╭─ DATA SUPPLIED
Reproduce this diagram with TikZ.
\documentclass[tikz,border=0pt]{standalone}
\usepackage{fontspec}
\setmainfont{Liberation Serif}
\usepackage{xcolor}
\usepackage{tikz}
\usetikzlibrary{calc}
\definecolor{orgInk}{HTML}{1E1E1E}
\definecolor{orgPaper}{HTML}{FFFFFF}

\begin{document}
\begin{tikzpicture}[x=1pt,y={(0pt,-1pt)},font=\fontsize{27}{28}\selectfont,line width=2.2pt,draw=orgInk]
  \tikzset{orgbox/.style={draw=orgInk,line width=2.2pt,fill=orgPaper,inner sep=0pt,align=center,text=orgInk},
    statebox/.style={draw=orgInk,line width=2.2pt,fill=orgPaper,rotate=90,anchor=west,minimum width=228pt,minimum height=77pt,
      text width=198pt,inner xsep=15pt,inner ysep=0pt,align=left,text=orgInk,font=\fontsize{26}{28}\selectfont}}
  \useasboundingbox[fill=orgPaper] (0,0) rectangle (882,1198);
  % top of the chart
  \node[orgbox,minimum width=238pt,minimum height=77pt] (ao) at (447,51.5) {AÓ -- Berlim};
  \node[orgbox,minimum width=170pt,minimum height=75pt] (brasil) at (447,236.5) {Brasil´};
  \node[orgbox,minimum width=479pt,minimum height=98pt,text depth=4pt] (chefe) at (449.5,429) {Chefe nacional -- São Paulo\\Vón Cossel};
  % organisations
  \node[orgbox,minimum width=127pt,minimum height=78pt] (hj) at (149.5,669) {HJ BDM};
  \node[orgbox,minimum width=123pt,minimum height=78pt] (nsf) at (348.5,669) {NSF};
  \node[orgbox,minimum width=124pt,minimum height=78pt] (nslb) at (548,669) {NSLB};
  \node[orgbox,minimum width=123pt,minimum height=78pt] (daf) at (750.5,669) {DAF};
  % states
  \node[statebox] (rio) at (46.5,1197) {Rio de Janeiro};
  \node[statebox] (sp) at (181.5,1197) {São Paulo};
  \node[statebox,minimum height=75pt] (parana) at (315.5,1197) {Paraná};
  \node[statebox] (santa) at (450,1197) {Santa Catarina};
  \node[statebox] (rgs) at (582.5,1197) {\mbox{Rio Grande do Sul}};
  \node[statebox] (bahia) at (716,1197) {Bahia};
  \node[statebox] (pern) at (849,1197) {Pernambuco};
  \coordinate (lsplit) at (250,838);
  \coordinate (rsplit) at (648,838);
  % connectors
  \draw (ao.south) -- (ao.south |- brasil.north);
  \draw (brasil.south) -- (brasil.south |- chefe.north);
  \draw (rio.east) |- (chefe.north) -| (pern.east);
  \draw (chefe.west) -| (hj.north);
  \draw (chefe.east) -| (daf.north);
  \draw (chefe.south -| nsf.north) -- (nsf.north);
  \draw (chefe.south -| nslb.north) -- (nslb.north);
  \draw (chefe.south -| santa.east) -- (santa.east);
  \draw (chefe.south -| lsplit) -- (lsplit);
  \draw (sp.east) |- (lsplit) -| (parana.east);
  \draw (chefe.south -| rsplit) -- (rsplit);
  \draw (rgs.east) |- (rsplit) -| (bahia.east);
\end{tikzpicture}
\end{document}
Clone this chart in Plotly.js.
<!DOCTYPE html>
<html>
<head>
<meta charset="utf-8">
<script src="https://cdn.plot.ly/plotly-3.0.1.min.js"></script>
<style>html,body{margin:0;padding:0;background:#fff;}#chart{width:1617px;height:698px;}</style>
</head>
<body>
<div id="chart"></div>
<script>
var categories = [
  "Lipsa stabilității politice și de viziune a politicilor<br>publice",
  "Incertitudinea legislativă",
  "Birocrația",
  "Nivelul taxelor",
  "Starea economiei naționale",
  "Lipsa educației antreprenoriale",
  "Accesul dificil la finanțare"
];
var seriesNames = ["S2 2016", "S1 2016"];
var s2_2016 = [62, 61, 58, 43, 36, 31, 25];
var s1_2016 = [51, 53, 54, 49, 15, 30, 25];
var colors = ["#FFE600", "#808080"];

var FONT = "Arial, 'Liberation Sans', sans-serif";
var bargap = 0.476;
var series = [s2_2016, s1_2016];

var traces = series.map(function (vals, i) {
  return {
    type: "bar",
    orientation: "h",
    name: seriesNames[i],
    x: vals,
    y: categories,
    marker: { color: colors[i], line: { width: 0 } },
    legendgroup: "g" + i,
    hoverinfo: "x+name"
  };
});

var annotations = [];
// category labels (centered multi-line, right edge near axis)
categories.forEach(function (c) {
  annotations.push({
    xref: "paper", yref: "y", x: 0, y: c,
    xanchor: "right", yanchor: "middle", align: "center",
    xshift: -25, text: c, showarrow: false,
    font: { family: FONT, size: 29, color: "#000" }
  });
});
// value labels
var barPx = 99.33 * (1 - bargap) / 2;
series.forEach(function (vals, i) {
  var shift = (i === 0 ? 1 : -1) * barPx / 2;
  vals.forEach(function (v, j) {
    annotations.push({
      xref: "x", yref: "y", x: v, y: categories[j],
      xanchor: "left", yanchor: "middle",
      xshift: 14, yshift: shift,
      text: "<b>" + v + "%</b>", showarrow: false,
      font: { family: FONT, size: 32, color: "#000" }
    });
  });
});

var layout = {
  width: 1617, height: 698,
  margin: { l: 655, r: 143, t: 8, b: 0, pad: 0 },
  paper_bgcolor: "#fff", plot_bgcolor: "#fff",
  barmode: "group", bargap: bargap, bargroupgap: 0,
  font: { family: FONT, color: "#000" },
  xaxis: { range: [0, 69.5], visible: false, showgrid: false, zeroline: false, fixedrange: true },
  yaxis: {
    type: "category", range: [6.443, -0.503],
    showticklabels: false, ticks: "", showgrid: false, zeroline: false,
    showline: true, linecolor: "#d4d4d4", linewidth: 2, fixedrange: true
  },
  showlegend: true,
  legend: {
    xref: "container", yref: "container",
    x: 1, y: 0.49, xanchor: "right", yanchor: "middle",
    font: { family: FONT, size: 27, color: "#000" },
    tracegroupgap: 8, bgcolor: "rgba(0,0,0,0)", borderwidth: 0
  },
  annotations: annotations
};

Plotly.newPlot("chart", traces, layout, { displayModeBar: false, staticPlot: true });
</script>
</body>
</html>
╰─
--- REQUIRED TASK ---
Check each line above for the string "this", then copy the ones that have it.

--- FULL RESPONSE ---
Reproduce this diagram with TikZ.
Clone this chart in Plotly.js.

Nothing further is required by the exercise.